What Beauty Brands Get Wrong About Launching New Products

What Beauty Brands Get Wrong About Launching New Products

Launching a beauty product is rarely about the product alone.

Many brands invest heavily in formulation and packaging, then rush everything that surrounds it. The result is a launch that looks strong in isolation but struggles to connect once it reaches the market. The brands that succeed understand that a launch is a system, not a single moment.

Here is where many beauty launches fall short, and what the strongest brands do differently.

A Product Without Context Has a Short Lifespan

A new product needs context to succeed. This includes how it fits within the existing line, how it is introduced visually, and how it is explained without excess language.

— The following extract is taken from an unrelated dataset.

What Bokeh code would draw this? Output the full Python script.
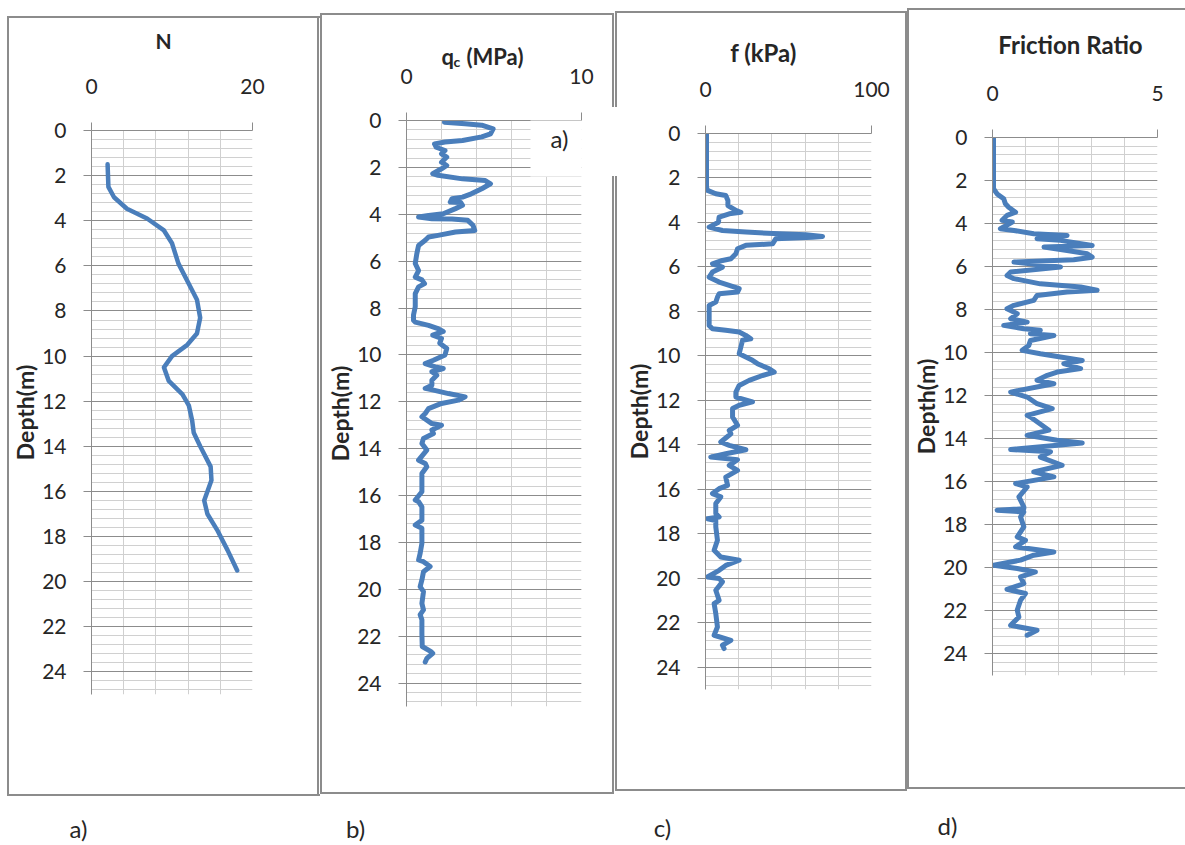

Strong launches answer a few questions immediately. Why now. Why this product. Why from this brand.

Coverage from Beauty Independent consistently highlights how clarity at launch influences long-term performance, especially for emerging and growing brands.

Visuals Are Often Treated as an Afterthought

Campaign imagery is not decoration. It is how a product enters the world.

When visuals are rushed or disconnected from the brand, the launch feels incomplete. Brands that invest early in imagery create a clearer entry point for press, retail, and digital platforms.

Trade insights from WWD often point to visual cohesion as a defining factor in successful launches.

Packaging Has to Work Beyond the Shelf

Packaging decisions are frequently made with shelf presence in mind, but products now live in many places before they are ever held.

Packaging must photograph well, scale properly across content, and feel aligned with the brand’s visual system. When it does, it supports the launch across press, e-commerce, and social without additional explanation.

Analysis from The Business of Beauty reinforces this shift in how launches are evaluated:

Packaging, visuals, and timing all shape how a product is received.”

The Business of Beauty

Timing Shapes Perception

Speed is often mistaken for momentum. In reality, launches benefit from alignment more than urgency.

Brands that take time to align product, visuals, and messaging tend to create stronger first impressions. This does not slow growth. It supports it.

Why This Matters

In beauty, launches shape reputation. A thoughtful release builds trust and sets expectations for what follows. A rushed one creates friction that is difficult to undo.

The brands that stand out are not louder. They are clearer.